_Given problem_:
Both boundary lines count: repeat, exactly and alone, the lines from the one containing "Rebuild this chart" to the one containing "6, None, 4, None, 2, None, None, None, 0, None]", with pictures left out.

_Entries with chart source code_:
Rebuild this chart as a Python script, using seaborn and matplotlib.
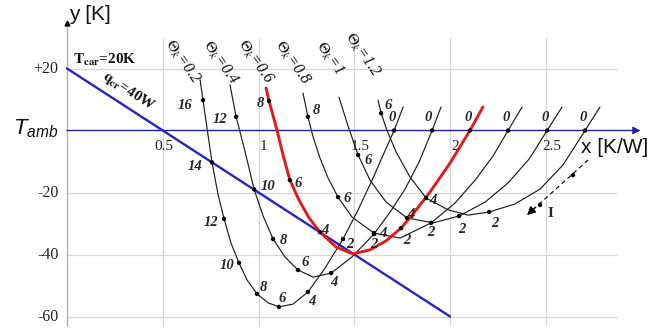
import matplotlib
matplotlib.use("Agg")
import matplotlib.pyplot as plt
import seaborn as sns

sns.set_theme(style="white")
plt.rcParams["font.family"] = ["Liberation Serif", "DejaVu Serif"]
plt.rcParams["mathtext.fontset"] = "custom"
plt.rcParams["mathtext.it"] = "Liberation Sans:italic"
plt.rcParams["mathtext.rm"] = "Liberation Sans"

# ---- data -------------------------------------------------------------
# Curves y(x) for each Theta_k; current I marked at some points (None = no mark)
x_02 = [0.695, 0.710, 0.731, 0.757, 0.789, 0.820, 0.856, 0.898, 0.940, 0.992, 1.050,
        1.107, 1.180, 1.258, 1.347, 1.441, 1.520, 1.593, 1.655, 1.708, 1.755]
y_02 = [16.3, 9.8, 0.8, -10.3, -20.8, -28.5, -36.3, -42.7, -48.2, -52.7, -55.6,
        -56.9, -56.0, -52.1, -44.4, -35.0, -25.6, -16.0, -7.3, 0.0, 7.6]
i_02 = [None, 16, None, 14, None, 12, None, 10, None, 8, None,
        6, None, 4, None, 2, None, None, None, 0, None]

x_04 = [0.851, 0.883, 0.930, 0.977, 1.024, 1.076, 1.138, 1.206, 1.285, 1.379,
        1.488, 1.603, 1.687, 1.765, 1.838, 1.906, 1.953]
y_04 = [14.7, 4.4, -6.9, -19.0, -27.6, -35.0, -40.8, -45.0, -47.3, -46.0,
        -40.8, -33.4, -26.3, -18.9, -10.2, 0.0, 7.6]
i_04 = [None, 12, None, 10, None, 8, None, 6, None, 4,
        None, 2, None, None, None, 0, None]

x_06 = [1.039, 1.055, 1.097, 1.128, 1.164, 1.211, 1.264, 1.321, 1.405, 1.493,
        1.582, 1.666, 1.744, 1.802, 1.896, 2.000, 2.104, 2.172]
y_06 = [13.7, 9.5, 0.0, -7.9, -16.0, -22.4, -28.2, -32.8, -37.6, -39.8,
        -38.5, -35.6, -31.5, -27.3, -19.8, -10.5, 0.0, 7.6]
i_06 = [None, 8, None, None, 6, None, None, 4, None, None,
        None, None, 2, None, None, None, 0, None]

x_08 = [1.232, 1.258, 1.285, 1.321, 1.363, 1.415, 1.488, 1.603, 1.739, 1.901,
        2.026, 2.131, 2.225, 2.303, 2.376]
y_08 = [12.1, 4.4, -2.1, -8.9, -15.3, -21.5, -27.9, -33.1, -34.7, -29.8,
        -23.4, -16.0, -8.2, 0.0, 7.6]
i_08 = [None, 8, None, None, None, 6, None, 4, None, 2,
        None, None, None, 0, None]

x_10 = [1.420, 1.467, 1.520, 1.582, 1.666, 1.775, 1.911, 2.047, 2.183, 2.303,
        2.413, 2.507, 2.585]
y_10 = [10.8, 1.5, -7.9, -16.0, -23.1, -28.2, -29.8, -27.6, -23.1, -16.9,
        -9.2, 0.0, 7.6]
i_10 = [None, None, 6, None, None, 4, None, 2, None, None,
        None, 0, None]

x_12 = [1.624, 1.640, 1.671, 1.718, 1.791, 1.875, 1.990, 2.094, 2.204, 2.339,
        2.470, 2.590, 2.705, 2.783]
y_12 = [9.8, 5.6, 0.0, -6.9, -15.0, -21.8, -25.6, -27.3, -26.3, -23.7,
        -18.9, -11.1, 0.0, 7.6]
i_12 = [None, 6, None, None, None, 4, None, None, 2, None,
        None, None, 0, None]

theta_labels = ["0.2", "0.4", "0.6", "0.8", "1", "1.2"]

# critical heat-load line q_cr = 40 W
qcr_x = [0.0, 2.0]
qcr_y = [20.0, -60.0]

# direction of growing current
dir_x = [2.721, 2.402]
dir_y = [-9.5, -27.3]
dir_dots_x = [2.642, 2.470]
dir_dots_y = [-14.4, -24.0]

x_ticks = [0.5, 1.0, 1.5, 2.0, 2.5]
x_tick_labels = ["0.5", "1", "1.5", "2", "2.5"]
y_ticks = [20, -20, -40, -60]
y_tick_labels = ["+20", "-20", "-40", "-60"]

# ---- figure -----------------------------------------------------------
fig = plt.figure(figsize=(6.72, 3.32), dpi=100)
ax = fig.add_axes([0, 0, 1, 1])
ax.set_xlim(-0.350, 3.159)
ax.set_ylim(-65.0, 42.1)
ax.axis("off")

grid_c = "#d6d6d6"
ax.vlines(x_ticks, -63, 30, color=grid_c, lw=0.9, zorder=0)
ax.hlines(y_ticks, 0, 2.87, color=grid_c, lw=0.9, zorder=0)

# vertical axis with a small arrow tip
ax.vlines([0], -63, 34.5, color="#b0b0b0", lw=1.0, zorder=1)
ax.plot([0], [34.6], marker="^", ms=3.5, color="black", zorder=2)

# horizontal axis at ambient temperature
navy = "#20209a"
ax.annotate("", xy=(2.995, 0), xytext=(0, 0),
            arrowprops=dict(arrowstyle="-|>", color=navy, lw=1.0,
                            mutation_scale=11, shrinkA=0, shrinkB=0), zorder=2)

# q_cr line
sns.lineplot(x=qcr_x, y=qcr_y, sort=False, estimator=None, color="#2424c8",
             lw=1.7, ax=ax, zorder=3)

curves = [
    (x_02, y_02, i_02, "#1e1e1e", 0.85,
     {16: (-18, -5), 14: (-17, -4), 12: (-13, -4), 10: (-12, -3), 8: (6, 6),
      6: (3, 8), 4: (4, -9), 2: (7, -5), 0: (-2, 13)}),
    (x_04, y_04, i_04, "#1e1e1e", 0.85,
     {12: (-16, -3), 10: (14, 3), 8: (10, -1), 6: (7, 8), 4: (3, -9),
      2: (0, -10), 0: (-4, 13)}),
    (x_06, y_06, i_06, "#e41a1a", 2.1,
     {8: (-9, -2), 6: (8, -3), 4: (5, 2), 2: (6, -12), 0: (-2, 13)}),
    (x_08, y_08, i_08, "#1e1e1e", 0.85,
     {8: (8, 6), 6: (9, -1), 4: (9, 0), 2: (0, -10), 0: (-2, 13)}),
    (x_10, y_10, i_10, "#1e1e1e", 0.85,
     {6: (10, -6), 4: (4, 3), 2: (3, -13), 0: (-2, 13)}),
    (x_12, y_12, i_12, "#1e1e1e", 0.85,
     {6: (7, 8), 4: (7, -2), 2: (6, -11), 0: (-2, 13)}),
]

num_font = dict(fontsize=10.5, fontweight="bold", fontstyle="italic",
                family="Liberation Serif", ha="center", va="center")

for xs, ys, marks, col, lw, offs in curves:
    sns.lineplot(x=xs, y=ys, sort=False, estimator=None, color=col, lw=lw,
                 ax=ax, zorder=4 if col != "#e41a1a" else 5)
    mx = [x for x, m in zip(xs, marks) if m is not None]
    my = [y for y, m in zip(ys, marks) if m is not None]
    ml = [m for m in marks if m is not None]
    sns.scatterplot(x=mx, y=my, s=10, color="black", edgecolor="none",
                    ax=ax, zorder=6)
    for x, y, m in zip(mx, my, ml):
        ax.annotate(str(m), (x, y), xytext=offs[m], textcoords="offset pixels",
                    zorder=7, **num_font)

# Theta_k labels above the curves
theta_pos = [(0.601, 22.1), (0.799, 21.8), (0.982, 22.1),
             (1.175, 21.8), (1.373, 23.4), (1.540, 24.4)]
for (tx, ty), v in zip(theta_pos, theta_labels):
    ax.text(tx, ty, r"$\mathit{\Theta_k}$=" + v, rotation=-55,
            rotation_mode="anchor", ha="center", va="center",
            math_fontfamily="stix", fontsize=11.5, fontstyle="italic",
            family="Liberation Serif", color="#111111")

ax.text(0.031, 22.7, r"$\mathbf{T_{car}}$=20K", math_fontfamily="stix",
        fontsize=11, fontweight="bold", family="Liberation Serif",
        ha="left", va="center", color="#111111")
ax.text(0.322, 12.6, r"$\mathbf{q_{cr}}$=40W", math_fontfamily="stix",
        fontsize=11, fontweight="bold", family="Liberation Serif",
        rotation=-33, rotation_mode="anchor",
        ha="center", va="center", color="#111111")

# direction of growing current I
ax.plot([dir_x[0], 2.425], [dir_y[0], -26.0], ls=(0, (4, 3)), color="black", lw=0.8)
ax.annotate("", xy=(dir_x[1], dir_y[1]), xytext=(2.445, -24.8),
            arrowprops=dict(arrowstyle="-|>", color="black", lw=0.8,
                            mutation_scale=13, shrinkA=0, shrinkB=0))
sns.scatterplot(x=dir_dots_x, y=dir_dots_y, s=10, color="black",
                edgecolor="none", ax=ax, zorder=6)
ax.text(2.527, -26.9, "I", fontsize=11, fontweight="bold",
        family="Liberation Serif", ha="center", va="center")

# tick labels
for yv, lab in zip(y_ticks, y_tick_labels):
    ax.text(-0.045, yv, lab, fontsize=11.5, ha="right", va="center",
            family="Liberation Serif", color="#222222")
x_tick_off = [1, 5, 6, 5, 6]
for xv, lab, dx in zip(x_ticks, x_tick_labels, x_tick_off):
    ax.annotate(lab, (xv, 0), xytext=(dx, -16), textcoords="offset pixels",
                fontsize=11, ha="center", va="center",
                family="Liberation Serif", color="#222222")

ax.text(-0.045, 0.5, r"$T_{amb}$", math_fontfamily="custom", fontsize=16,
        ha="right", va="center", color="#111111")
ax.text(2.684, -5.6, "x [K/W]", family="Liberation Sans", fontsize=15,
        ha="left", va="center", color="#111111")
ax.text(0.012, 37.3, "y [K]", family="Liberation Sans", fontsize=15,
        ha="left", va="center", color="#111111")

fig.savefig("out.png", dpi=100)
---
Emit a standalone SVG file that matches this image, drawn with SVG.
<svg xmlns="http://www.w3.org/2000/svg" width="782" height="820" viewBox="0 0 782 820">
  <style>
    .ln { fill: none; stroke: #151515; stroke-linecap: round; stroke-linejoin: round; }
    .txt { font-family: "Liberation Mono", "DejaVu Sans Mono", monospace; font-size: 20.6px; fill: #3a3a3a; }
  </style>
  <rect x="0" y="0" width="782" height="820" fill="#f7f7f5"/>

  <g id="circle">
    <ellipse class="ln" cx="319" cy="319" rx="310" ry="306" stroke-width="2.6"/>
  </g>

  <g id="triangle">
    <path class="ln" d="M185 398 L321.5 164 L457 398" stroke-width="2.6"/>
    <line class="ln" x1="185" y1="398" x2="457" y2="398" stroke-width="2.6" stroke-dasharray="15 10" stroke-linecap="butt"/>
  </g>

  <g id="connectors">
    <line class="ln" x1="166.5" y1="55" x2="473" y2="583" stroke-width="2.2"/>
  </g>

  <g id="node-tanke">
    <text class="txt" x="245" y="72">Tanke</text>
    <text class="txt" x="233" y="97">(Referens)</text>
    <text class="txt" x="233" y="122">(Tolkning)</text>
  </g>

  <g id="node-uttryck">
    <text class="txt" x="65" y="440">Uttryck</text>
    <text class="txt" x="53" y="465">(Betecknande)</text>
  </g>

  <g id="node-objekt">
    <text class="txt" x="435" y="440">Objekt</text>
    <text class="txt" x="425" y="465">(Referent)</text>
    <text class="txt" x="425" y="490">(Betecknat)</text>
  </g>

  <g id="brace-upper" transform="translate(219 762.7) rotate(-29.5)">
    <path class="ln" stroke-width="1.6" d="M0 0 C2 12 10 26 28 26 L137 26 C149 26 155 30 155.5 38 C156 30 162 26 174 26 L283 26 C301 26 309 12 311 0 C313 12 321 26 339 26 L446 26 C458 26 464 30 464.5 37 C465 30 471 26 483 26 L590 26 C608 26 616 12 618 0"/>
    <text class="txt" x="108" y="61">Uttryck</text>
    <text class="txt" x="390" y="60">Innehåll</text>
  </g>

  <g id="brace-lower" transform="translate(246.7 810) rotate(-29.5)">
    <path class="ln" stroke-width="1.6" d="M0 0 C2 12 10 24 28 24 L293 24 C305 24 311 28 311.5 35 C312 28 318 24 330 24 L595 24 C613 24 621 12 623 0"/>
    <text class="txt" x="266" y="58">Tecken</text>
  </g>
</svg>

_Solved problem_:
Rebuild this chart as a Python script, using seaborn and matplotlib.
import matplotlib
matplotlib.use("Agg")
import matplotlib.pyplot as plt
import seaborn as sns

sns.set_theme(style="white")
plt.rcParams["font.family"] = ["Liberation Serif", "DejaVu Serif"]
plt.rcParams["mathtext.fontset"] = "custom"
plt.rcParams["mathtext.it"] = "Liberation Sans:italic"
plt.rcParams["mathtext.rm"] = "Liberation Sans"

# ---- data -------------------------------------------------------------
# Curves y(x) for each Theta_k; current I marked at some points (None = no mark)
x_02 = [0.695, 0.710, 0.731, 0.757, 0.789, 0.820, 0.856, 0.898, 0.940, 0.992, 1.050,
        1.107, 1.180, 1.258, 1.347, 1.441, 1.520, 1.593, 1.655, 1.708, 1.755]
y_02 = [16.3, 9.8, 0.8, -10.3, -20.8, -28.5, -36.3, -42.7, -48.2, -52.7, -55.6,
        -56.9, -56.0, -52.1, -44.4, -35.0, -25.6, -16.0, -7.3, 0.0, 7.6]
i_02 = [None, 16, None, 14, None, 12, None, 10, None, 8, None,
        6, None, 4, None, 2, None, None, None, 0, None]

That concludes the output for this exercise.